How to run the whole test suite

$ make check

It runs (about) three test suites:

  • make test (a test suite for the interpreter core)
  • make test-all : (for all builtin classes and libraries)
  • make test-spec : (a conformance test suite for Ruby implementations)

How to run the test suite with log

$ make test OPTS=-v

$ make test-all TESTS=-v

$ make test-spec MSPECOPT=-Vfs

How to run a part of the test suite

# Runs a directory
$ make test-all TESTS=test/rubygems
$ make test-all TESTS=rubygems

# Runs a file
$ make test-all TESTS=test/ruby/test_foo.rb
$ make test-all TESTS=ruby/foo

# Runs a test whose name includes test_bar
$ make test-all TESTS="test/ruby/test_foo.rb -n /test_bar/"
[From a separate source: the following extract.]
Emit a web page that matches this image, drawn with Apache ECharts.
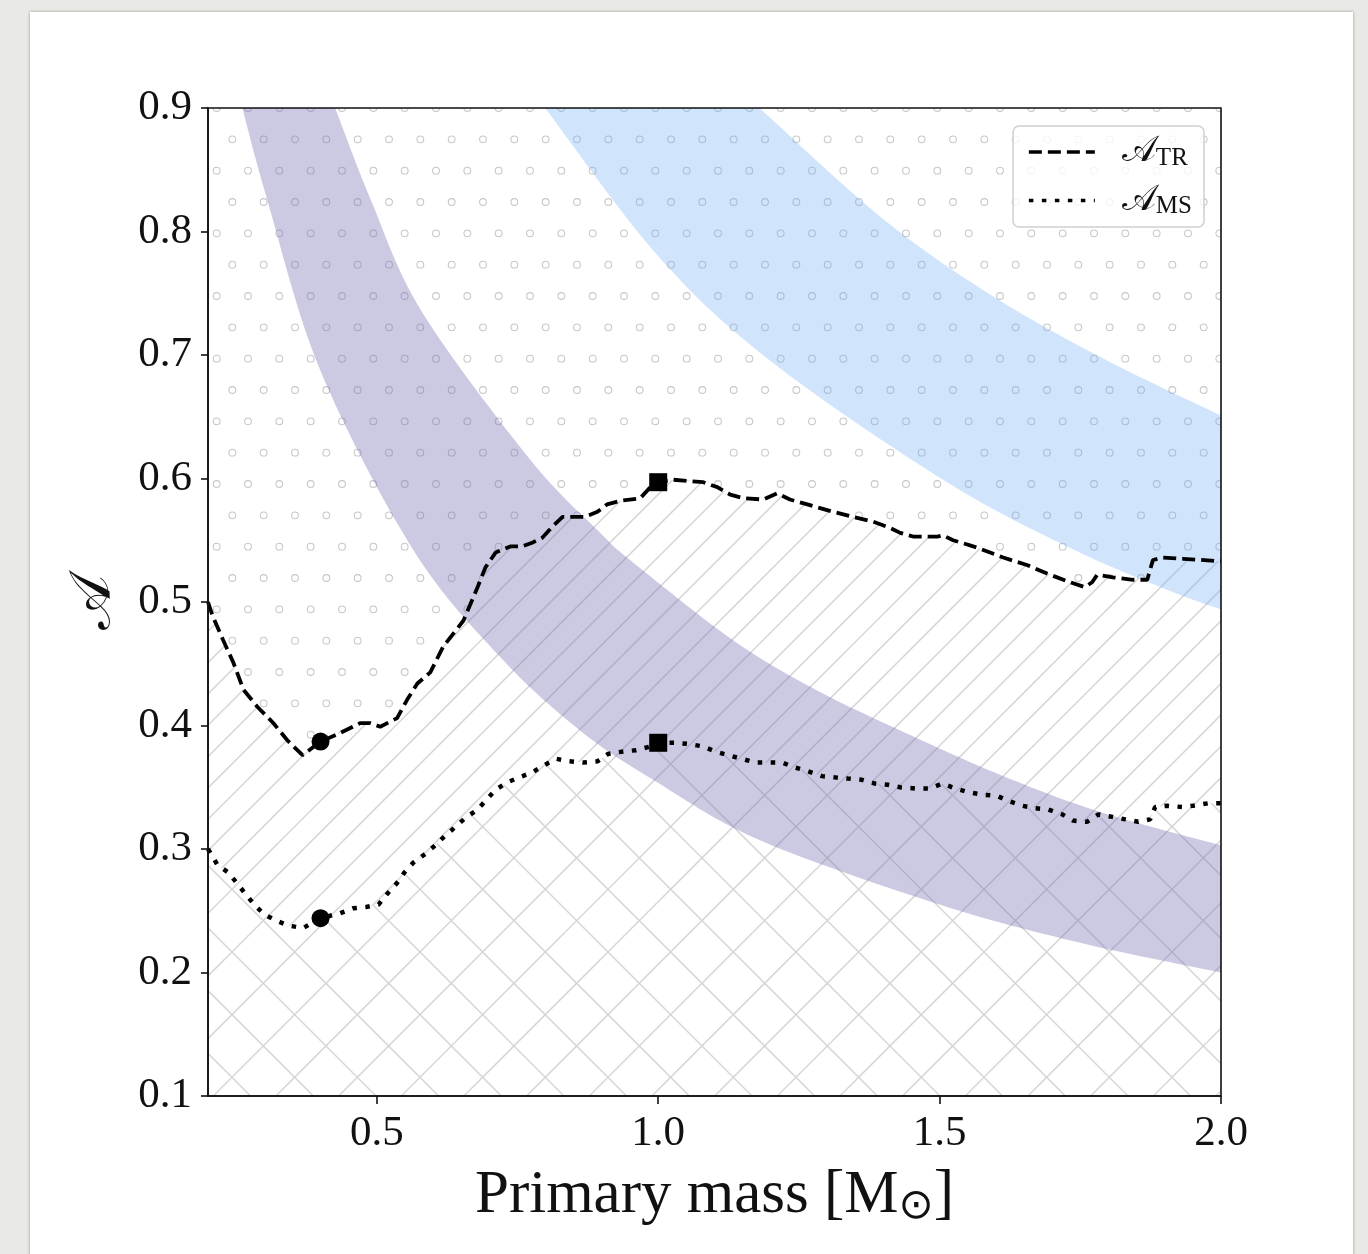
<!DOCTYPE html>
<html><head><meta charset="utf-8">
<script src="https://cdn.jsdelivr.net/npm/echarts@6/dist/echarts.min.js"></script>
<style>
html,body{margin:0;padding:0;background:#e9e9e6;width:1368px;height:1254px;overflow:hidden}
#card{position:absolute;left:30px;top:12px;width:1323px;height:1270px;background:#fff;box-shadow:0 0 3px rgba(0,0,0,0.35)}
#chart{position:absolute;left:0;top:0;width:1368px;height:1254px}
</style></head><body><div id="card"></div><div id="chart"></div>
<script>
// ---- data ----
const xTicks = [0.5, 1.0, 1.5, 2.0];
const yTicks = [0.1, 0.2, 0.3, 0.4, 0.5, 0.6, 0.7, 0.8, 0.9];

// A_TR (dashed)
const trMass = [0.200,0.208,0.227,0.245,0.263,0.288,0.316,0.341,0.368,0.400,0.435,0.471,0.488,0.506,0.536,0.554,0.572,0.595,0.618,0.654,0.679,0.693,0.711,0.737,0.758,0.776,0.794,0.812,0.830,0.849,0.870,0.892,0.909,0.933,0.968,0.986,1.000,1.027,1.080,1.105,1.128,1.151,1.187,1.211,1.234,1.265,1.311,1.346,1.382,1.412,1.430,1.453,1.496,1.506,1.524,1.567,1.613,1.655,1.691,1.732,1.758,1.771,1.780,1.808,1.844,1.869,1.879,1.897,1.933,2.000];
const trVal  = [0.500,0.489,0.469,0.451,0.429,0.415,0.402,0.388,0.376,0.387,0.394,0.402,0.402,0.399,0.406,0.421,0.434,0.443,0.464,0.485,0.512,0.528,0.540,0.545,0.545,0.548,0.552,0.561,0.569,0.569,0.569,0.573,0.579,0.582,0.584,0.593,0.597,0.599,0.597,0.593,0.587,0.584,0.583,0.588,0.583,0.579,0.573,0.569,0.565,0.560,0.556,0.553,0.553,0.554,0.550,0.544,0.536,0.530,0.523,0.516,0.512,0.516,0.522,0.520,0.518,0.518,0.534,0.536,0.535,0.533];

// A_MS (dotted)
const msMass = [0.200,0.204,0.217,0.236,0.252,0.266,0.282,0.300,0.321,0.343,0.369,0.400,0.435,0.458,0.481,0.503,0.519,0.535,0.549,0.565,0.586,0.604,0.622,0.640,0.657,0.679,0.695,0.711,0.732,0.753,0.776,0.798,0.819,0.842,0.867,0.892,0.911,0.938,0.961,0.986,1.000,1.030,1.055,1.080,1.101,1.124,1.149,1.172,1.195,1.220,1.243,1.266,1.291,1.314,1.337,1.362,1.385,1.408,1.430,1.457,1.483,1.505,1.528,1.551,1.576,1.602,1.622,1.647,1.670,1.693,1.718,1.737,1.762,1.782,1.807,1.830,1.853,1.874,1.883,1.904,1.931,1.950,1.977,2.000];
const msVal  = [0.300,0.297,0.287,0.281,0.272,0.264,0.255,0.247,0.242,0.238,0.236,0.244,0.248,0.252,0.253,0.255,0.264,0.272,0.281,0.289,0.296,0.303,0.311,0.318,0.325,0.332,0.340,0.348,0.354,0.358,0.362,0.368,0.373,0.371,0.370,0.371,0.377,0.379,0.380,0.383,0.386,0.386,0.385,0.383,0.379,0.376,0.373,0.370,0.370,0.370,0.366,0.363,0.359,0.358,0.357,0.356,0.353,0.352,0.350,0.349,0.349,0.353,0.349,0.346,0.344,0.343,0.339,0.335,0.333,0.332,0.328,0.323,0.322,0.328,0.326,0.324,0.322,0.324,0.334,0.335,0.334,0.335,0.337,0.337];

// markers
const circleMass = [0.4, 0.4];
const circleVal  = [0.387, 0.244];
const squareMass = [1.0, 1.0];
const squareVal  = [0.597, 0.386];

// purple band edges
const purpleUpperMass = [0.426,0.489,0.580,0.773,0.897,0.950,1.133,1.280,1.430,1.608,1.785,2.000];
const purpleUpperVal  = [0.900,0.826,0.735,0.615,0.556,0.534,0.469,0.429,0.396,0.360,0.330,0.303];
const purpleLowerMass = [0.261,0.305,0.400,0.565,0.720,0.861,0.991,1.181,1.500,1.750,2.000];
const purpleLowerVal  = [0.900,0.826,0.687,0.542,0.455,0.396,0.356,0.307,0.255,0.224,0.200];

// blue band edges
const blueUpperMass = [1.180,1.400,1.600,1.800,2.000];
const blueUpperVal  = [0.900,0.810,0.746,0.695,0.651];
const blueLowerMass = [0.799,1.000,1.200,1.506,1.726,1.904,2.000];
const blueLowerVal  = [0.900,0.780,0.695,0.599,0.545,0.510,0.494];

// ---- patterns ----
function dotTile(){
  const c=document.createElement('canvas'); c.width=94; c.height=188;
  const g=c.getContext('2d'); g.strokeStyle='#c8c8c8'; g.lineWidth=1.1;
  const s=94/3;
  for(let j=-1;j<=6;j++){
    const y=14+s*j, x0=(Math.abs(j)%2===0)?13:13+s/2;
    for(let i=-1;i<=3;i++){ g.beginPath(); g.arc(x0+s*i,y,3.4,0,Math.PI*2); g.stroke(); }
  }
  return c;
}
function hatchTile(size, step, slashC, backC){
  const c=document.createElement('canvas'); c.width=size; c.height=size;
  const g=c.getContext('2d'); g.fillStyle='#fff'; g.fillRect(0,0,size,size);
  g.strokeStyle='#d6d6d6'; g.lineWidth=1.5;
  if(slashC!==null){
    for(let k=-4;k<=8;k++){ const cc=slashC+step*k; g.beginPath(); g.moveTo(-20,cc+20); g.lineTo(size+20,cc-size-20); g.stroke(); }
  }
  if(backC!==null){
    for(let k=-8;k<=8;k++){ const cc=backC+step*k; g.beginPath(); g.moveTo(-20,-20-cc); g.lineTo(size+20,size+20-cc); g.stroke(); }
  }
  return c;
}
const dotPattern={image:dotTile(),repeat:'repeat'};
const slashPattern={image:hatchTile(94,94/3,24.6,null),repeat:'repeat'};
const crossPattern={image:hatchTile(188,188/3,55.9,32.0),repeat:'repeat'};

const zip=(a,b)=>a.map((v,i)=>[v,b[i]]);
const trData=zip(trMass,trVal), msData=zip(msMass,msVal);

// smooth (Catmull-Rom) rendering of an edge through its pixel points
function smoothPx(pts){
  const out=[];
  for(let i=0;i<pts.length-1;i++){
    const p0=pts[i-1]||pts[i], p1=pts[i], p2=pts[i+1], p3=pts[i+2]||pts[i+1];
    for(let s=0;s<16;s++){
      const t=s/16,t2=t*t,t3=t2*t;
      out.push([0,1].map(k=>0.5*((2*p1[k])+(-p0[k]+p2[k])*t+(2*p0[k]-5*p1[k]+4*p2[k]-p3[k])*t2+(-p0[k]+3*p1[k]-3*p2[k]+p3[k])*t3)));
    }
  }
  out.push(pts[pts.length-1]);
  return out;
}
function bandSeries(upM,upV,loM,loV,color){
  return {
    type:'custom', silent:true, z:4,
    data:[[upM[0],upV[0]]],
    renderItem:function(params,api){
      const lo=smoothPx(loM.map((m,i)=>api.coord([m,loV[i]])));
      const up=smoothPx(upM.map((m,i)=>api.coord([m,upV[i]]))).reverse();
      return {type:'polygon',shape:{points:lo.concat(up)},style:{fill:color,stroke:null}};
    }
  };
}

const serif='"Liberation Serif","DejaVu Serif",serif';
const chart=echarts.init(document.getElementById('chart'),null,{renderer:'canvas'});
chart.setOption({
  animation:false,
  backgroundColor:'transparent',
  grid:{left:208,top:108,right:147,bottom:158,show:true,borderColor:'#111',borderWidth:1.6,backgroundColor:'transparent',z:20},
  legend:{
    show:true, orient:'vertical', right:164, top:126,
    data:['\u{1D49C}TR','\u{1D49C}MS'],
    itemWidth:66, itemHeight:14, itemGap:12,
    padding:[8,12,8,14],
    itemStyle:{opacity:0},
    lineStyle:{width:3.6},
    backgroundColor:'rgba(255,255,255,0.8)', borderColor:'#d0d0d0', borderWidth:1.5, borderRadius:6,
    formatter:function(name){const a=Array.from(name);return '{a|'+a[0]+'}{s|'+a.slice(1).join('')+'}';},
    textStyle:{rich:{a:{fontFamily:serif,fontSize:36,lineHeight:42,color:'#111',padding:[0,0,0,22]},s:{fontFamily:serif,fontSize:25,color:'#111',padding:[12,0,0,0]}}}
  },
  xAxis:{
    type:'value', min:0.2, max:2.0,
    name:'Primary mass [M{sub|\u2299}]',
    nameLocation:'middle', nameGap:68,
    nameTextStyle:{fontFamily:serif,fontSize:61,color:'#111',rich:{sub:{fontFamily:'"DejaVu Sans"',fontSize:42,padding:[22,0,0,0]}}},
    axisLine:{lineStyle:{color:'#111',width:1.6}},
    axisTick:{show:true,length:8,lineStyle:{color:'#111',width:1.6},customValues:xTicks},
    axisLabel:{customValues:xTicks,fontFamily:serif,fontSize:43,color:'#111',margin:16,formatter:v=>v.toFixed(1)},
    splitLine:{show:false}, z:10
  },
  yAxis:{
    type:'value', min:0.1, max:0.9, interval:0.1,
    name:'\u{1D49C}', nameLocation:'middle', nameGap:84, nameRotate:90,
    nameTextStyle:{fontFamily:serif,fontSize:58,color:'#111'},
    axisLine:{lineStyle:{color:'#111',width:1.6}},
    axisTick:{show:true,length:7,lineStyle:{color:'#111',width:1.6},customValues:yTicks},
    axisLabel:{customValues:yTicks,fontFamily:serif,fontSize:43,color:'#111',margin:16,formatter:v=>v.toFixed(1)},
    splitLine:{show:false}, z:10
  },
  series:[
    {type:'line',silent:true,z:1,symbol:'none',data:[[0.2,0.9],[2.0,0.9]],lineStyle:{width:0,opacity:0},areaStyle:{color:dotPattern,opacity:1,origin:'start'}},
    {type:'line',silent:true,z:2,symbol:'none',data:trData,lineStyle:{width:0,opacity:0},areaStyle:{color:slashPattern,opacity:1,origin:'start'}},
    {type:'line',silent:true,z:3,symbol:'none',data:msData,lineStyle:{width:0,opacity:0},areaStyle:{color:crossPattern,opacity:1,origin:'start'}},
    bandSeries(purpleUpperMass,purpleUpperVal,purpleLowerMass,purpleLowerVal,'rgba(118,112,179,0.37)'),
    bandSeries(blueUpperMass,blueUpperVal,blueLowerMass,blueLowerVal,'rgba(110,170,245,0.32)'),
    {name:'\u{1D49C}TR',type:'line',z:5,symbol:'none',data:trData,color:'#000',lineStyle:{color:'#000',width:3.8,type:[13,6],cap:'butt'}},
    {name:'\u{1D49C}MS',type:'line',z:5,symbol:'none',data:msData,color:'#000',lineStyle:{color:'#000',width:4.5,type:[4.5,8.5],cap:'butt'}},
    {type:'scatter',z:6,silent:true,symbol:'circle',symbolSize:18,itemStyle:{color:'#000',opacity:1},data:zip(circleMass,circleVal)},
    {type:'scatter',z:6,silent:true,symbol:'rect',symbolSize:18,itemStyle:{color:'#000',opacity:1},data:zip(squareMass,squareVal)}
  ]
});
</script></body></html>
How to measure coverage of C and Ruby code

You need to be able to use gcc (gcov) and lcov visualizer.

$ autoconf
$ ./configure --enable-gcov
$ make
$ make update-coverage
$ rm -f test-coverage.dat
$ make test-all COVERAGE=true
$ make lcov
$ open lcov-out/index.html

If you need only C code coverage, you can remove COVERAGE=true from the above process. You can also use gcov command directly to get per-file coverage.

If you need only Ruby code coverage, you can remove --enable-gcov. Note that test-coverage.dat accumulates all runs of make test-all. Make sure that you remove the file if you want to measure one test run.